The Governor of the RBA has signaled that there will be no more interest rate rises. On the balance of probabilities, I predict that the next move in interest rates will be down.

Hi meconium

Amazing news, would you please direct me to where the RBA Govenor stated that there would be no more rate increases, hate to see Mum and Dad property investors making decisions on misleading statements.

Cheers

Pete
 
I just can't see rates falling. At best they'd stay flat, but I reckon they'd go up at least another 25bps.

Unemployment is low and keeps falling. Mining and mining services, and the ripple effect of this into other areas such as construction/banking & finance/professional services, are significant.

Sure retail might be hit because of a new savers' mentality. But wages are still going up, rents still going up etc. It's the dynamic of the two-speed economy.

And yea I'd love to see this apparent article where the RBA Governor said rates aren't going up...
 
I just can't see rates falling. At best they'd stay flat, but I reckon they'd go up at least another 25bps.

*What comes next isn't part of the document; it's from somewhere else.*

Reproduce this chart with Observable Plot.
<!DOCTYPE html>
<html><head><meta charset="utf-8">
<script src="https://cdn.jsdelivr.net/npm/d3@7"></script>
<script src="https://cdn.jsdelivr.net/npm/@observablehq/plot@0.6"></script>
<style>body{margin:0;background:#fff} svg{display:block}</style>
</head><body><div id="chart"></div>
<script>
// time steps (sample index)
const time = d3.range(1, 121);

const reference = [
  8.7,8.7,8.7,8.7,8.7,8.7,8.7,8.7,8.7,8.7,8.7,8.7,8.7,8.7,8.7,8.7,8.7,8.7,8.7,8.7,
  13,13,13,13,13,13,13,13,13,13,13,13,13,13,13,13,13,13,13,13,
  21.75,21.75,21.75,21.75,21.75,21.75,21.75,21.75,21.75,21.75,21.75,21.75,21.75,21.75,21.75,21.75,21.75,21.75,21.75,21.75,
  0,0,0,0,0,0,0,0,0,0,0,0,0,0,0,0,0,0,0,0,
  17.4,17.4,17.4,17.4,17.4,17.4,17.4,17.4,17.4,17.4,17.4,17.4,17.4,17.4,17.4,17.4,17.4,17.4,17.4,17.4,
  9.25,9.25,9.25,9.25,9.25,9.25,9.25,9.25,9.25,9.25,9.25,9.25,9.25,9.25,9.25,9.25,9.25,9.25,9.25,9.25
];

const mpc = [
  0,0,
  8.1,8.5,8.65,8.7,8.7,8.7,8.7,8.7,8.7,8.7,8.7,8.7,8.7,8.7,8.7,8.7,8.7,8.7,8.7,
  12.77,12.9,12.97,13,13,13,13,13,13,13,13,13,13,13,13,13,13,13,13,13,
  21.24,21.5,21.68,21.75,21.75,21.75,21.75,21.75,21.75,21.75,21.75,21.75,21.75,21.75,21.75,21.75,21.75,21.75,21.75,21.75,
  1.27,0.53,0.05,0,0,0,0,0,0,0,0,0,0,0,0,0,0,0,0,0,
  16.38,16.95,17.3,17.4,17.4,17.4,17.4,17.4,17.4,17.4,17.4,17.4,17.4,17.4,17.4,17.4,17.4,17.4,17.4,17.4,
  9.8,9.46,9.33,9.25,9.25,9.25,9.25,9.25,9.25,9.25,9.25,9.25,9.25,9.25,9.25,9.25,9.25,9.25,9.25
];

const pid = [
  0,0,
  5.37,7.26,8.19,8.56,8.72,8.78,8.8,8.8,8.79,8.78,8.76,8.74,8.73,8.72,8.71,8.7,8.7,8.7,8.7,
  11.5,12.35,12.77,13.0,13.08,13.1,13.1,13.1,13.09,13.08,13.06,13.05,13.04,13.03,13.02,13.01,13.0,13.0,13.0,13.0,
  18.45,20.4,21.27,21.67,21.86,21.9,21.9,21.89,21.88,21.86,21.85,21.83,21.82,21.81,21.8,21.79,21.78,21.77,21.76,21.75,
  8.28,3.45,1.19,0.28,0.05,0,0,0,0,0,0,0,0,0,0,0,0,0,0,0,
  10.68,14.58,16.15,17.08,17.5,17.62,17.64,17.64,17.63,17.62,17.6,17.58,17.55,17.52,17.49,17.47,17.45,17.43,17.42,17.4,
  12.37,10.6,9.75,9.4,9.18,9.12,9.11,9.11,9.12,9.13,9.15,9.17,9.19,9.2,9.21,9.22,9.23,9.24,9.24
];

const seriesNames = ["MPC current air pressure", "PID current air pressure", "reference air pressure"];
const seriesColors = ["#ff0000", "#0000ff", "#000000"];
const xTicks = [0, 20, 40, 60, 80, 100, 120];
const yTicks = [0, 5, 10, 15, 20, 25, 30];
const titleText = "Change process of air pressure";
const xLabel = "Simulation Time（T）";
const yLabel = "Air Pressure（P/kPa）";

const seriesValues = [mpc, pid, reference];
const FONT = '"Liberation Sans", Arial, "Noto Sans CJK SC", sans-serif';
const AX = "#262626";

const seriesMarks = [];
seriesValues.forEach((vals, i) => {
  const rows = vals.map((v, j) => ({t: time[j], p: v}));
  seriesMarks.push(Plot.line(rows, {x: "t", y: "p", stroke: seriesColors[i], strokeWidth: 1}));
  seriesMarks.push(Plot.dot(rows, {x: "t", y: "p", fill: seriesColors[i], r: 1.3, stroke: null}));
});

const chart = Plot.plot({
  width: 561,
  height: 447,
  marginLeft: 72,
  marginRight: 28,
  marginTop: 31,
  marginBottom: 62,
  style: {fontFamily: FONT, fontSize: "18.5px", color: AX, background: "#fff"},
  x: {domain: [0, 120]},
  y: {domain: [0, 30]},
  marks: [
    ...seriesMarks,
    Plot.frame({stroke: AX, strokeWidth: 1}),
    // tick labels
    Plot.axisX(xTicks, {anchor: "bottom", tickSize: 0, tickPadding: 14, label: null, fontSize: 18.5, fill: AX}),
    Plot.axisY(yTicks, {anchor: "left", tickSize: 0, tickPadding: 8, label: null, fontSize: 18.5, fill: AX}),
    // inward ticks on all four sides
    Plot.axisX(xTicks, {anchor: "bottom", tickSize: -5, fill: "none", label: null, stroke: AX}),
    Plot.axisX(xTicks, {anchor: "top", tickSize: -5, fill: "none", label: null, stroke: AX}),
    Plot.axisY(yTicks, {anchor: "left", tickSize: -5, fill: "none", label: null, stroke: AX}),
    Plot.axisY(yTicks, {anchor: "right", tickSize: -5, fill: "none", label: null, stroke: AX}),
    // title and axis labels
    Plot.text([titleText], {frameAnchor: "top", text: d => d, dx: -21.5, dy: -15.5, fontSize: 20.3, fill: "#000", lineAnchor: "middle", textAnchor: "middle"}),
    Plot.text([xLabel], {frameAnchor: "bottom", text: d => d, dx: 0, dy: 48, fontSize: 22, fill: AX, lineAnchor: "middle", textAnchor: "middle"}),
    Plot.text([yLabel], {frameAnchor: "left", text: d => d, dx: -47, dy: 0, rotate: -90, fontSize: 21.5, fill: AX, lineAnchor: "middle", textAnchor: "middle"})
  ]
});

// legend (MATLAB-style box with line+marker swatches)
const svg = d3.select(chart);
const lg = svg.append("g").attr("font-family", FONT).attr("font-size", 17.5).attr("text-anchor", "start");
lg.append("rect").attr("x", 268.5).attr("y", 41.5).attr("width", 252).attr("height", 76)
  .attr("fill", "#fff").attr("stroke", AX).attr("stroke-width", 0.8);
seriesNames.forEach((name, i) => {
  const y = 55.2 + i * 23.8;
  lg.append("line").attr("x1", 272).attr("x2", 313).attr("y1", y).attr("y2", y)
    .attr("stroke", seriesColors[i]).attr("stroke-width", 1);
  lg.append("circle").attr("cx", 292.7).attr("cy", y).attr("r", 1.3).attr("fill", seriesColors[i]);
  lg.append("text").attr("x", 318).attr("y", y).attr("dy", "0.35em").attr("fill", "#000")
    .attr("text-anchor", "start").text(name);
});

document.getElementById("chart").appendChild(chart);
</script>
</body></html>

Unemployment is low and keeps falling. Mining and mining services, and the ripple effect of this into other areas such as construction/banking & finance/professional services, are significant.

Sure retail might be hit because of a new savers' mentality. But wages are still going up, rents still going up etc. It's the dynamic of the two-speed economy.

And yea I'd love to see this apparent article where the RBA Governor said rates aren't going up...


yup.well said. i agree fully.
 
2. Overseas tourism has plummeted. Places like Cairns are taking a huge hit and many businesses are being badly hurt, with many jobs lost.

3. More Aussies are spending their cash overseas. Either in holidays or in overseas assets or often just on ebay. Not good for domestic employment.

A part of this is that Australia, especially from a tourism perspective, is getting bloody expensive. Our family holidays overseas because it's often cheaper.
 
If you want to go general "feel" of whats going on
- average joe is shifting from consumerism to investment - probably not to the extent of most on this board but putting away a few pennies each week instead of throwing them into the pokies etc - the risk that what happened in the US could happen here is finally kicking in - unconcious risk mitigation (or for some concious) is taking place
- lending (housing especially but all personal lending) has fallen off a cliff - will do a reuters graph grab Monday but basically we're back below 2001 levels
- MENA/Ongoing natural disasters etc are just creating havoc within the markets - have been told in the last few days by more than 1 econo that if oil hits 120 a barrel it'll be unpleasant - 140 and we're screwed. Combine that with a market that has the attention span at the moment of an 18 month old (oooh look next shiny new thing) and it's just outta whack

Lots of fear and loathing going on out there. Still a long term bull. :)
 
It's very hard to go wrong when you buy cheapies.

Tend to agree.

It doesn't take much of a drop in dollars to buy at a decent percentage discount.

However - if you are able to buy at a higher level - many high-end places are bought by people with a lot of cash and not necessarily a lot of financial nouse, and/or a secure high-end income.

The result can be you might buy a high-end house for a very low price when they are offloaded after the income disappears. These types of places also go up in value quickly when the tide turns and then you can make some very good CG.
 
If you want to go general "feel" of whats going on
- average joe is shifting from consumerism to investment - probably not to the extent of most on this board but putting away a few pennies each week instead of throwing them into the pokies etc - the risk that what happened in the US could happen here is finally kicking in - unconcious risk mitigation (or for some concious) is taking place
- lending (housing especially but all personal lending) has fallen off a cliff - will do a reuters graph grab Monday but basically we're back below 2001 levels
- MENA/Ongoing natural disasters etc are just creating havoc within the markets - have been told in the last few days by more than 1 econo that if oil hits 120 a barrel it'll be unpleasant - 140 and we're screwed. Combine that with a market that has the attention span at the moment of an 18 month old (oooh look next shiny new thing) and it's just outta whack

Lots of fear and loathing going on out there. Still a long term bull. :)

I read in a very respected article that if oil hits 150 a barrel, recession for sure. We are at about 115/barrel at the moment.
This has i think come down by a small amt with the situation in japan ( initial shock results in low sentiment and thus demand) , but demand will soon pick ( rebuilding the infrastructure) up and if there is still unrest in OPEC countires when demand picks up, we may be looking at economic woes that are quite serious. Not just us, pretty much all OECD countiries.
 
Been quoted the 140 mark by more than one, all independant (with independant research branches) of each other for a major recession. Excluding that little regional financial crisis (US and Europe - pretty much the occidental world) that happened just recently, check out what's kicked off the last few rounds of recession.

Other interesting thing will be what does Japan do now for electricity generation? which fuel is safest for them/ what will they rebuild with?

The rumbles in MENA have been going on for the last two years fairly unnoticed. Last few weeks they've been top of list on NYTimes app - despite everything going on in the US (rare for an American paper).

And yet there's a lending war brewing in Australia? (several of the banks are flush with cash - seriously to the point where they have over funded their books for this financial year already). No ones borrowing north of the border - Sydney's meant to be a different kettle of fish (and with NSW leading the jobs this year rather than Vic not surprising) but overall lending has fallen off the cliff.